Le mouvement souverainiste aime se présenter comme le projet de liberté par excellence. Mais à bien l’observer, il s’est transformé en son exact contraire : une communauté fermée, un milieu sectaire persuadé de détenir la vérité absolue. Et je parle ici en connaissance de cause. Je suis né et j’ai grandi dans une secte jusqu’à mes 21 ans. J’en connais les réflexes, les mécanismes, les certitudes inattaquables. Et je les retrouve aujourd’hui, presque à l’identique, dans le discours souverainiste contemporain.
Car qu’est-ce qu’une secte, sinon un univers où toute critique est interdite? Celui qui questionne, celui qui nuance, celui qui doute est aussitôt frappé d’anathème. Les mots sont connus : « fédéraliste », « fédéraste », « traître », « vendu », « complice de l’assimilation ».
La rhétorique n’a qu’une fonction : séparer les purs des impurs, excommunier les hérétiques, fabriquer un ennemi intérieur. C’est une logique d’exclusion, pas une logique nationale.
Et pourtant, le constat est frappant : le mouvement plafonne en moyenne à 35 % dans les sondages. Loin, très loin du seuil décisif de 50 %. Les souverainistes savent pertinemment qu’ils devront rallier un vaste éventail de courants de pensée pour espérer franchir la ligne. Mais que font-ils? Ils ferment la porte. Ils rejettent. Ils ridiculisent. Ils préfèrent se barricader dans la certitude d’avoir raison plutôt que d’accepter l’idée même d’écouter et de convaincre avec bienveillance. C’est le destin d’un clan, pas celui d’un peuple.
La réaction à la sortie de Lucien Bouchard en est la démonstration éclatante. Hier, l’ancien premier ministre a simplement exprimé son scepticisme devant la perspective d’un troisième référendum. Qu’a-t-on vu aussitôt? Les gardiens du temple, Mathieu Bock-Côté en tête, se sont lancés dans une entreprise de lynchage symbolique. On a traité Bouchard comme un hérétique.
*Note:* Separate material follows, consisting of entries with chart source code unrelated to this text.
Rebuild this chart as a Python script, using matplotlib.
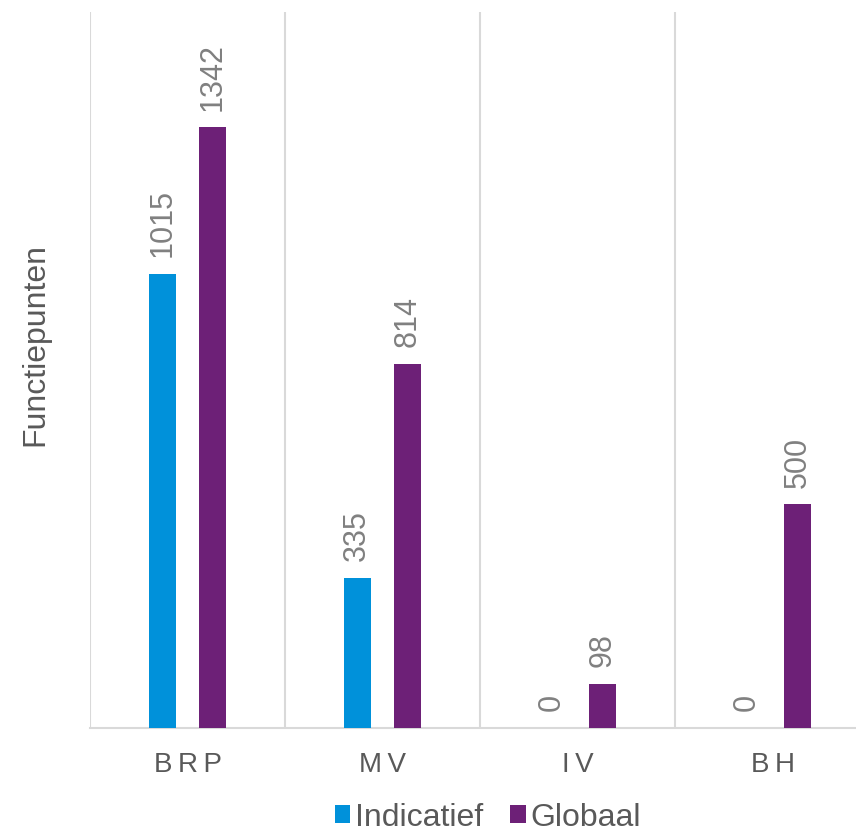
import matplotlib.pyplot as plt
import numpy as np

plt.rcParams['font.family'] = ['Liberation Sans', 'DejaVu Sans']

categories = ['BRP', 'MV', 'IV', 'BH']
indicatief = [1015, 335, 0, 0]
globaal = [1342, 814, 98, 500]

blue = '#0091DA'
purple = '#6D2077'
grid_c = '#D9D9D9'
text_c = '#595959'
val_c = '#808080'

fig = plt.figure(figsize=(8.56, 8.35), dpi=100)
ax = fig.add_axes([90 / 856, 1 - 728 / 835, 780 / 856, 716 / 835])

x = np.arange(len(categories))
w = 0.138
off = 0.13
b1 = ax.bar(x - off, indicatief, w, color=blue, label='Indicatief', zorder=3)
b2 = ax.bar(x + off, globaal, w, color=purple, label='Globaal', zorder=3)

# value labels, rotated
for bars, vals in ((b1, indicatief), (b2, globaal)):
    for r, v in zip(bars, vals):
        ax.annotate(str(v), (r.get_x() + r.get_width() / 2, v),
                    xytext=(0, 12), textcoords='offset points',
                    rotation=90, ha='center', va='bottom',
                    fontsize=22, color=val_c)

ax.set_xlim(-0.5, len(categories) - 0.5)
ax.set_ylim(0, 1600)

# category separators
for xs in np.arange(-0.5, len(categories), 1.0):
    ax.axvline(xs, color=grid_c, lw=1.5, zorder=1)

for s in ('top', 'right', 'left'):
    ax.spines[s].set_visible(False)
ax.spines['bottom'].set_color(grid_c)
ax.spines['bottom'].set_linewidth(1.5)

ax.set_yticks([])
ax.set_xticks(x)
ax.set_xticklabels(['\u2009'.join(c) for c in categories], fontsize=20, color=text_c)
ax.tick_params(axis='x', length=0, pad=17)

fig.text(35 / 856, 1 - 344 / 835, 'Functiepunten', rotation=90,
         ha='center', va='center', fontsize=23, color=text_c)

leg = ax.legend(loc='center', bbox_to_anchor=(0.51, -0.125), ncol=2, frameon=False,
                fontsize=23, handlelength=0.48, handleheight=0.48,
                handletextpad=0.15, columnspacing=0.85, borderaxespad=0)
for t in leg.get_texts():
    t.set_color(text_c)

fig.savefig('out.png', dpi=100)
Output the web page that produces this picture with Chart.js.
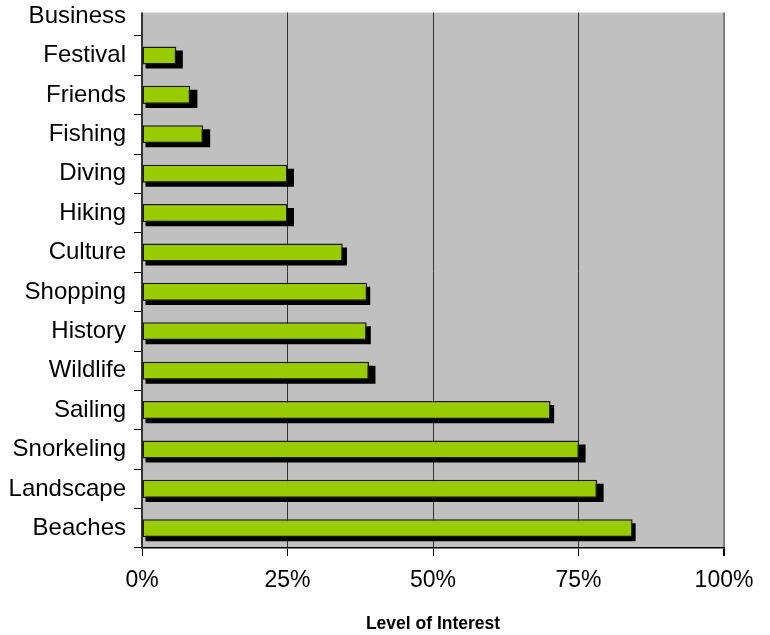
<!DOCTYPE html>
<html>
<head>
<meta charset="utf-8">
<script src="https://cdn.jsdelivr.net/npm/chart.js@4"></script>
<style>
  html, body { margin: 0; padding: 0; background: #ffffff; overflow: hidden; }
  #wrap { position: absolute; left: 0; top: -26px; width: 770px; height: 661px; }
</style>
</head>
<body>
<div id="wrap"><canvas id="chart" width="770" height="661"></canvas></div>
<script>
// categories top to bottom
const activities = ["Business", "Festival", "Friends", "Fishing", "Diving", "Hiking", "Culture",
  "Shopping", "History", "Wildlife", "Sailing", "Snorkeling", "Landscape", "Beaches"];

// level of interest (%)
const interest = [0, 5.9, 8.3, 10.5, 25, 25, 34.5, 38.7, 38.6, 39.0, 70.2, 75.1, 78.2, 84.3];
// black shadow bars behind
const shadowVals = [0, 6.5, 9.0, 11.2, 25.6, 25.6, 34.7, 38.7, 38.8, 39.6, 70.3, 75.7, 78.8, 84.3];

const xTicks = [0, 25, 50, 75, 100];

const FONT = "'Liberation Sans', Arial, sans-serif";
const HIDDEN_TOP = 16; // part of the plot cut off above the picture

// gray plot background
const plotBg = {
  id: "plotBg",
  beforeDraw(chart) {
    const { ctx, chartArea } = chart;
    ctx.save();
    ctx.fillStyle = "#c0c0c0";
    ctx.fillRect(chartArea.left, chartArea.top + HIDDEN_TOP, chartArea.right - chartArea.left, chartArea.bottom - chartArea.top - HIDDEN_TOP);
    ctx.restore();
  },
  afterDraw(chart) {
    const { ctx, chartArea } = chart;
    ctx.save();
    ctx.fillStyle = "#ffffff";
    ctx.fillRect(chartArea.left - 3, chartArea.top - 4, chartArea.right - chartArea.left + 6, HIDDEN_TOP + 4);
    ctx.restore();
  },
};

// shift the shadow dataset a few px right and down
const shadowShift = {
  id: "shadowShift",
  beforeDatasetDraw(chart, args) {
    if (args.index === 1) {
      chart.ctx.save();
      chart.ctx.translate(3, 4);
    }
  },
  afterDatasetDraw(chart, args) {
    if (args.index === 1) chart.ctx.restore();
  },
};

const ctx = document.getElementById("chart").getContext("2d");
new Chart(ctx, {
  type: "bar",
  data: {
    labels: activities,
    datasets: [
      {
        data: interest,
        backgroundColor: "#99cc00",
        borderColor: "#1a1a1a",
        borderWidth: 1.5,
        borderSkipped: false,
        barPercentage: 0.46,
        categoryPercentage: 1,
        grouped: false,
      },
      {
        data: shadowVals,
        backgroundColor: "#000000",
        borderWidth: 0,
        barPercentage: 0.46,
        categoryPercentage: 1,
        grouped: false,
      },
    ],
  },
  options: {
    indexAxis: "y",
    responsive: false,
    animation: false,
    layout: { padding: { top: 12, right: 46, left: 0, bottom: 0 } },
    plugins: {
      legend: { display: false },
      tooltip: { enabled: false },
    },
    scales: {
      x: {
        min: 0,
        max: 100,
        afterBuildTicks(scale) {
          scale.ticks = xTicks.map((v) => ({ value: v }));
        },
        afterFit(scale) {
          scale.height = 87;
        },
        ticks: {
          color: "#000000",
          font: { family: FONT, size: 23 },
          padding: 11,
          callback: (v) => v + "%",
        },
        grid: {
          color: (c) => (c.tick && c.tick.value === 100 ? "#808080" : "#333333"),
          lineWidth: (c) => (c.tick && c.tick.value === 100 ? 2 : 1),
          tickLength: 8,
          tickColor: "#000000",
        },
        border: { color: "#000000", width: 1.5 },
        title: {
          display: true,
          text: "Level of Interest",
          color: "#000000",
          font: { family: FONT, size: 17.5, weight: "bold" },
          padding: { top: 6, bottom: 0 },
        },
      },
      y: {
        afterFit(scale) {
          scale.width = 142;
        },
        ticks: {
          color: "#000000",
          font: { family: FONT, size: 24 },
          padding: 8,
          autoSkip: false,
        },
        grid: {
          drawOnChartArea: false,
          tickLength: 8,
          tickColor: "#000000",
        },
        border: { color: "#333333", width: 1.5 },
      },
    },
  },
  plugins: [plotBg, shadowShift],
});
</script>
</body>
</html>
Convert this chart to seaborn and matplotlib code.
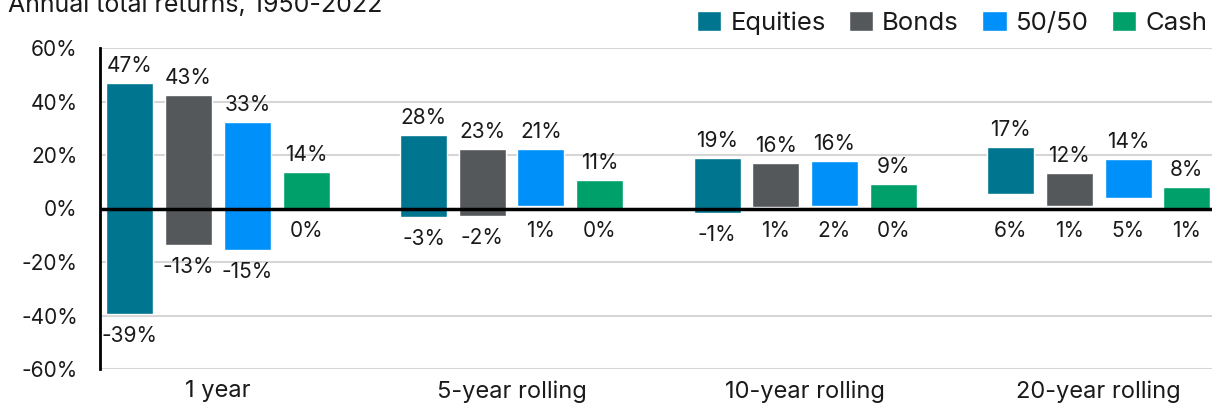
import matplotlib
matplotlib.use("Agg")
import matplotlib.pyplot as plt
import seaborn as sns
import pandas as pd

periods = ['1 year', '5-year rolling', '10-year rolling', '20-year rolling']
assets = ['Equities', 'Bonds', '50/50', 'Cash']
colors = ['#00758f', '#55585b', '#0090fa', '#00a06b']

# printed best / worst returns (%), one list per asset, in period order
label_high = {
    'Equities': [47, 28, 19, 17],
    'Bonds':    [43, 23, 16, 12],
    '50/50':    [33, 21, 16, 14],
    'Cash':     [14, 11, 9, 8],
}
label_low = {
    'Equities': [-39, -3, -1, 6],
    'Bonds':    [-13, -2, 1, 1],
    '50/50':    [-15, 1, 2, 5],
    'Cash':     [0, 0, 0, 1],
}
# bar extents as drawn in the original graphic (%)
bar_high = {
    'Equities': [47, 27.5, 18.8, 23],
    'Bonds':    [42.5, 22.3, 17, 13.3],
    '50/50':    [32.4, 22.3, 17.8, 18.5],
    'Cash':     [13.7, 10.7, 9.3, 8],
}
bar_low = {
    'Equities': [-39.4, -3, -1.6, 5.5],
    'Bonds':    [-13.5, -2.7, 0.5, 1],
    '50/50':    [-15.4, 1, 1, 4],
    'Cash':     [0, 0, 0, 0],
}

rows = []
for a in assets:
    for i, p in enumerate(periods):
        rows.append({'period': p, 'asset': a,
                     'high': bar_high[a][i], 'low': bar_low[a][i],
                     'lab_hi': label_high[a][i], 'lab_lo': label_low[a][i]})
df = pd.DataFrame(rows)

sns.set_style('white')
plt.rcParams['font.family'] = ['Inter', 'DejaVu Sans']
txt_col = '#1a1a1a'

fig = plt.figure(figsize=(12.12, 4.07), dpi=100)
ax = fig.add_axes([100/1212, 1 - 369/407, 1 - 100/1212, (369 - 48)/407])

sns.barplot(data=df, x='period', y='high', hue='asset', order=periods,
            hue_order=assets, palette=colors, saturation=1, width=0.8,
            gap=0.2, errorbar=None, ax=ax, zorder=2)

# turn bars into floating ranges low..high and label both ends
for a, cont in zip(assets, ax.containers):
    sub = df[df['asset'] == a].set_index('period')
    for bar in cont:
        xc = bar.get_x() + bar.get_width() / 2
        p = periods[int(round(xc))]
        lo, hi = sub.loc[p, 'low'], sub.loc[p, 'high']
        bar.set_y(lo)
        bar.set_height(hi - lo)
        ax.annotate(f"{sub.loc[p, 'lab_hi']}%", (xc, hi), xytext=(0, 5),
                    textcoords='offset points', ha='center', va='bottom',
                    fontsize=15, color=txt_col)
        ax.annotate(f"{sub.loc[p, 'lab_lo']}%", (xc, min(lo, 0)),
                    xytext=(0, -9), textcoords='offset points',
                    ha='center', va='top', fontsize=15, color=txt_col)

ax.set_xlim(-0.402, 3.386)
ax.set_ylim(-60, 60)
yt = list(range(-60, 61, 20))
ax.set_yticks(yt)
ax.set_yticklabels([f'{v}%' for v in yt])
ax.yaxis.grid(True, color='#d6d6d6', lw=1.5)
ax.set_axisbelow(True)
ax.axhline(0, color='black', lw=2.5, zorder=3)

for s in ['top', 'right', 'bottom']:
    ax.spines[s].set_visible(False)
ax.spines['left'].set_color('black')
ax.spines['left'].set_linewidth(2)

ax.tick_params(axis='both', length=0, colors=txt_col)
ax.tick_params(axis='y', pad=16, labelsize=15)
ax.tick_params(axis='x', pad=8, labelsize=17)
ax.set_xlabel('')
ax.set_ylabel('')

handles, labels = ax.get_legend_handles_labels()
ax.get_legend().remove()
fig.legend(handles, labels, loc='upper right', bbox_to_anchor=(1.015, 1.03),
           ncol=4, frameon=False, handlelength=0.95, handleheight=0.85,
           handletextpad=0.35, columnspacing=0.9, fontsize=18.5,
           labelcolor=txt_col)

fig.text(8/1212, 1 - 12/407, 'Annual total returns, 1950-2022',
         va='baseline', ha='left', fontsize=18, color=txt_col)

fig.savefig('out.png', dpi=100)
On essaie de minimiser son rôle dans le référendum de 1995. C’est le réflexe sectaire par excellence : celui qui s’écarte de la ligne doit être dénoncé et crucifié.
Et il y a plus grave encore. Car à cette logique d’excommunication s’ajoute une agressivité permanente, une volonté d’enfoncer leurs convictions dans la gorge de tous. Toujours le même discours binaire : « Tu es avec nous ou tu es contre nous. » Mais rien n’écœure plus les Québécois que de se faire forcer à croire en quelque chose. Le rejet fracassant du catholicisme par ces derniers lors de la Révolution tranquille devrait leur servir de leçon.
À force de toujours attaquer, de toujours sommer, de toujours caricaturer ceux qui ne marchent pas au pas, le mouvement ne rallie personne. Il dégoûte. Il pousse nombre de Québécois à se dire : « Laissez-nous tranquille. Calissez-nous patience avec vos sermons. »
Un projet d’indépendance devrait être une école de liberté. Il devrait respirer la pluralité, la générosité, la capacité de rassembler. Mais enfermé dans ses certitudes, le mouvement souverainiste s’est métamorphosé en petit clergé idéologique, persuadé d’être le seul à comprendre, le seul à voir juste, le seul à détenir la vérité. Tant qu’il restera prisonnier de ses réflexes sectaires, il condamnera lui-même son propre rêve.
On ne fonde pas un pays en excommuniant. On le fonde en rassemblant.